Nicola Kirk: Author and Collector of Paranormal Stories and Other Strange Encounters

Posts tagged ‘Australia’

This Craving For Jellied Eels and Blue Cheese Is Not Mine! – The Curious Phenomenon of Cellular Memory

It’s generally accepted that our personalities, our memories, the things that make us who we are, are locked deep within our brains and that’s where they stay.  Or is it?  Is it possible that our memories and personalities are also locked into each and every one of our cells, too?

Imagine going into hospital to receive a kidney from a donor.  You go in a strict vegetarian but come out craving a big fat steak (and not just because of the hospital food you’ve been forced to endure).  Or, perhaps you went into hospital a die-hard heavy metal fan and came out desperate to listen to a spot of Beethoven?  What could cause these strange and unlikely changes in personality?

There is a theory (that’s as far as it’s got at the moment because scientists frown at the concept) that if a person undergoes an organ transplant then it is possible that the recipient can take on some of the characteristics of the organ donor.  For example:

In Australia, a young man by the name of Kaden Delaney was killed in a car crash and his heart was transplanted to David Waters.   Not long after the transplant, David developed a serious taste for Burger Rings, whereas he’d never eaten them before.  It transpired that Burger Rings had been one of Kaden’s favourite munchies.

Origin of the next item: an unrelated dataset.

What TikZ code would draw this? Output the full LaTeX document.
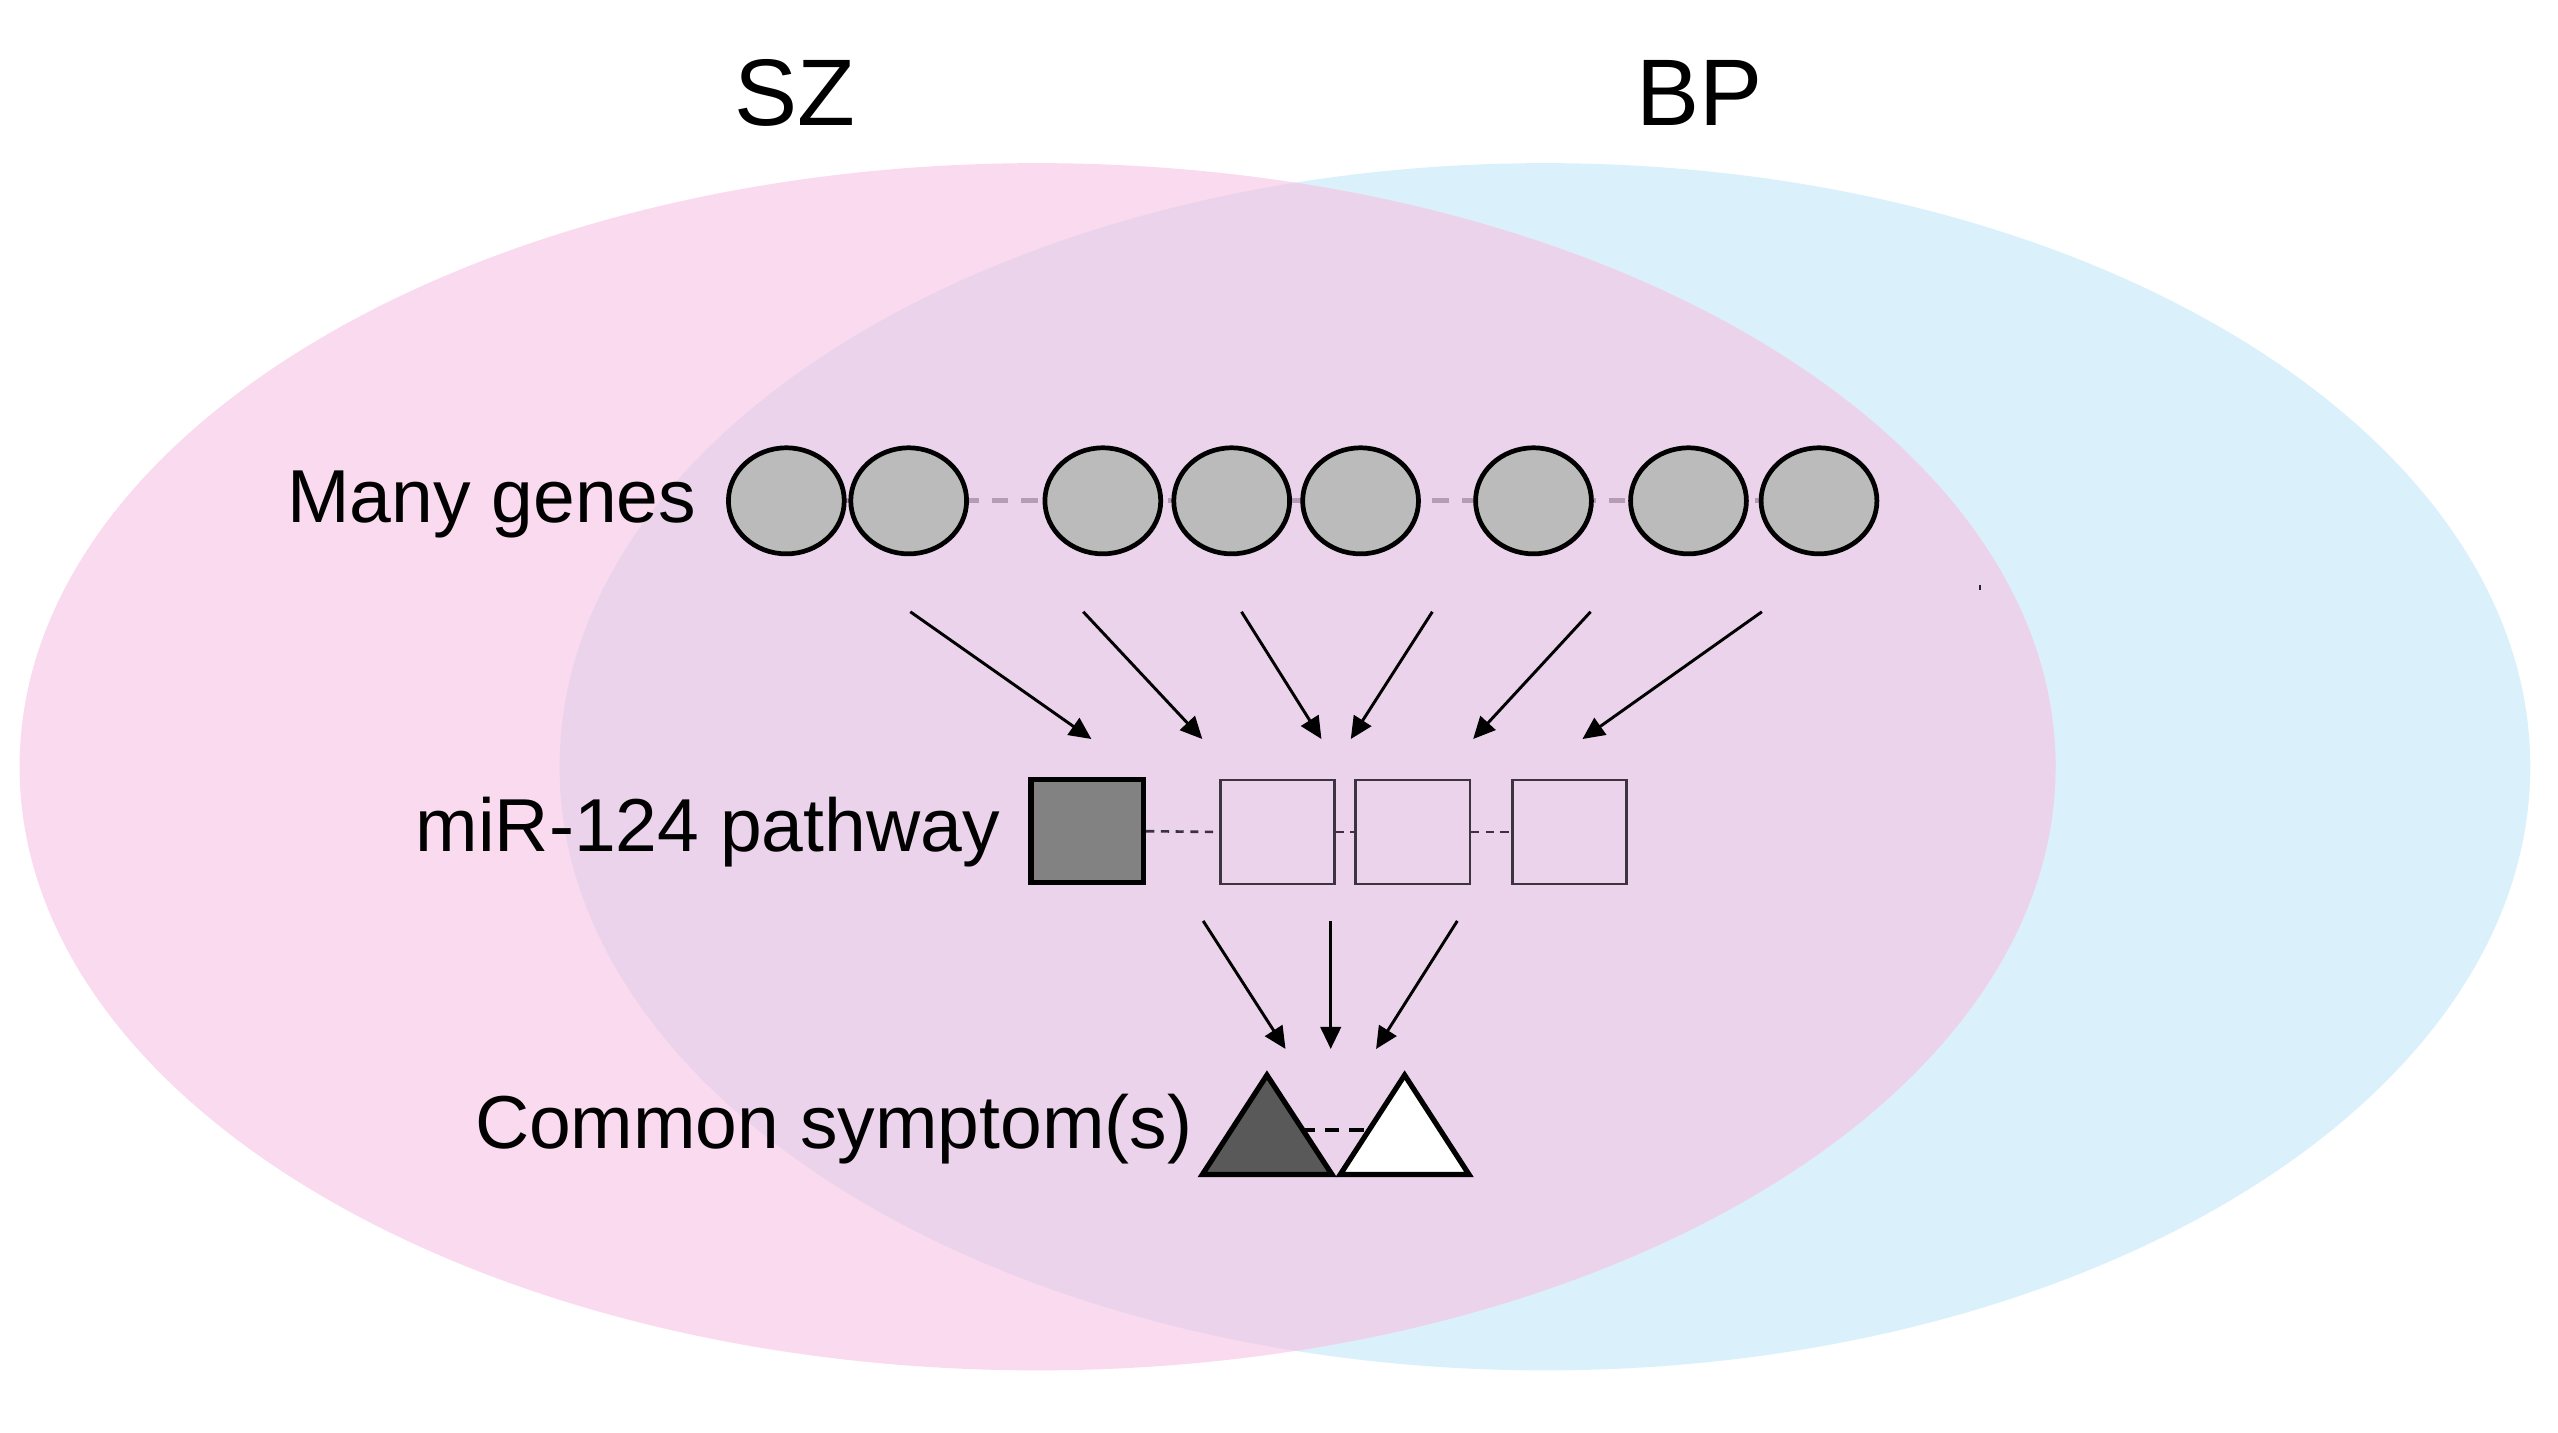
\documentclass[tikz,border=0pt]{standalone}
\usepackage{fontspec}
\setmainfont{Liberation Sans}
\usetikzlibrary{shapes.geometric,arrows.meta}
\definecolor{szpink}{HTML}{FADAEE}
\definecolor{bpblue}{HTML}{DAF0FB}
\definecolor{overlap}{HTML}{EBD4EB}
\definecolor{genefill}{HTML}{BBBBBB}
\definecolor{genedash}{HTML}{B49CB6}
\definecolor{sqdash}{HTML}{3C3044}
\definecolor{sqline}{HTML}{3C3440}
\begin{document}
\begin{tikzpicture}[x=1pt,y=-1pt,
  gene/.style={ellipse,draw=black,line width=2.9pt,fill=genefill,minimum width=71pt,minimum height=65pt,inner sep=0pt},
  darksq/.style={rectangle,draw=black,line width=3.2pt,fill=black!49,minimum width=69pt,minimum height=63pt,inner sep=0pt},
  lightsq/.style={rectangle,draw=sqline,line width=1.5pt,minimum width=70pt,minimum height=64pt,inner sep=0pt},
  arr/.style={line width=1.8pt,-{Triangle[length=13.5pt,width=12.5pt]}},
  lab/.style={font=\fontsize{46}{50}\selectfont,anchor=base east,inner sep=0pt},
  title/.style={font=\fontsize{58}{62}\selectfont,anchor=base,inner sep=0pt},
  tri/.style={line width=3.2pt,line join=miter}
]
\useasboundingbox (0,0) rectangle (1568,878);
% Venn ellipses
\fill[bpblue] (947,470) ellipse [x radius=604, y radius=370];
\fill[szpink] (636,470) ellipse [x radius=624, y radius=370];
\begin{scope}
  \clip (947,470) ellipse [x radius=604, y radius=370];
  \fill[overlap] (636,470) ellipse [x radius=624, y radius=370];
\end{scope}
% titles
\node[title] (sz) at (487,77) {SZ};
\node[title] (bp) at (1042,77) {BP};
% labels
\node[lab] (lgenes) at (427,320) {Many genes};
\node[lab] (lpath) at (613,522) {miR-124 pathway};
\node[lab] (lsym) at (731,704) {Common symptom(s)};
% genes
\draw[genedash,line width=3pt,dash pattern=on 10pt off 8pt] (482,307) -- (1115,307);
\foreach \n/\x in {1/482,2/557,3/676,4/755,5/834,6/940,7/1035,8/1115}{
  \node[gene] (g\n) at (\x,307) {};
}
% squares
\node[darksq] (s1) at (666.5,509.5) {};
\node[lightsq] (s2) at (783,510) {};
\node[lightsq] (s3) at (866,510) {};
\node[lightsq] (s4) at (962,510) {};
\draw[sqdash,line width=1.6pt,dash pattern=on 5pt off 4pt] (s1.east) -- (s2.west);
\draw[sqdash,line width=1.6pt,dash pattern=on 5pt off 4pt] (s2.east) -- (s3.west);
\draw[sqdash,line width=1.6pt,dash pattern=on 5pt off 4pt] (s3.east) -- (s4.west);
% arrows genes -> pathway
\foreach \i/\xs/\xe in {1/558/669,2/664/737,3/761/810,4/878/828,5/975/903,6/1080/970}{
  \coordinate (ga\i) at (\xs,375);
  \coordinate (gb\i) at (\xe,453);
  \draw[arr] (ga\i) -- (gb\i);
}
% arrows pathway -> symptoms
\coordinate (pa1) at (737.5,564.5); \coordinate (pb1) at (788,643);
\coordinate (pa2) at (815.7,564.5); \coordinate (pb2) at (815.7,643);
\coordinate (pa3) at (893.3,564.5); \coordinate (pb3) at (843.5,643);
\draw[arr] (pa1) -- (pb1);
\draw[arr] (pa2) -- (pb2);
\draw[arr] (pa3) -- (pb3);
% triangles
\coordinate (t1l) at (737,720); \coordinate (t1a) at (776.6,659); \coordinate (t1r) at (816.5,720);
\coordinate (t2l) at (821.5,720); \coordinate (t2a) at (861,659); \coordinate (t2r) at (900.5,720);
\coordinate (d1) at (797,692.5); \coordinate (d2) at (841,692.5);
\draw[black,line width=2.5pt,dash pattern=on 9pt off 6pt] (d1) -- (d2);
\draw[tri,fill=black!65] (t1l) -- (t1a) -- (t1r) -- cycle;
\draw[tri,fill=white] (t2l) -- (t2a) -- (t2r) -- cycle;
% stray dot
\fill[black!85] (1212.8,358.8) rectangle (1214.4,361.6);
\end{tikzpicture}
\end{document}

In 1988, a woman called Claire Sylvia left hospital after receiving the heart of an 18-year-old male.  She soon began to notice some strange traits in her personality that certainly weren’t hers.  She found that she would strut down the street like a man, which caused a bit of an issue seeing as she was normally a graceful dancer.  Her diet changed to the point where she would often fancy a nice pint and her dreams were haunted by a strange man called Tim.  Claire discovered that her heart donor had been a man called Tim and her newly acquired habits very closely matched those of her donor.

A further case about a seriously ill woman receiving an organ transplant from a man can be seen here – well, YouTube videos are always a good source of entertainment for the more visually excitable amongst us:

These are just a handful of cases and, even though scientists shake their heads and frown at the prospect of cellular memory, it certainly gives us food for thought (and perhaps even a bit of a swagger, too).


©Nicola Kirk and 2010


Fortean Times 45:8


No Rest For The Wicked – Graveyard Guardians

Many people are frightened of graveyards, it’s only natural, but is it the sight of all those headstones and tombs that makes you uneasy or… is there something else watching you?

It might take a bit of time but if you can hunt down the first grave in a cemetery you might just get to meet the Graveyard Guardian.  The legend is that the spirit of the first person laid to rest in a graveyard  remains on the earthly plane to keep an eye on comings and goings and keep the other graveyard residents safe.

Unfortunately, in times of old, some villagers were a little too impatient to wait for someone to die of natural causes and fill the role.  According to an article by Marq English in issue 45 of Paranormal Magazine (p74), ‘it is believed that the early inhabitants of Cheam (in Surrey) butchered the village simpleton by cutting his throat and allowing the blood to spill into the graveyard so his spirit would be its first Guardian’.  So if we learn nothing else today, don’t visit Cheam when they’re opening a new graveyard.

According to there is a legend that people used to be buried alive in new graveyards to create a guardian.  These guardians were known as ankou.

The ankou is also mentioned by Frenchman Anatole Le Braz, who was a collector and translator of Breton (Brittany) folklore in the 19th Century.  In his best-seller, “The Legend of Death”, Anatole writes:

The Ankou is the henchman of the Death (oberour ar maro). The last dead of the year, in each parish, becomes the Ankou of this parish for all the following year. When it has been, in a year, more death than usual, one says about the Ankou:

War ma fé, heman zo eun Anko drouk.

“On my faith, this one is a nasty Ankou.”

The Black Shuck, a strange creature whom I have written about previously, occasionally also takes on the role of graveyard guardian, although whether the shuck is the spirit of the first graveyard resident or a completely different paranormal being in its own right is unclear:

One notable story from Australia perhaps provides evidence of the persistence of the black dog legend beyond its native Europe. In Picton, NSW, there is a wonderful historical graveyard attached to the beautiful church of St Mark. Within the churchyard, the ghostly form of an enormous dog has been seen – even on one occasion chasing people out of the graveyard.”

So if you do decide to visit a graveyard, you’d better behave yourself.  You don’t know who, or what, might be watching.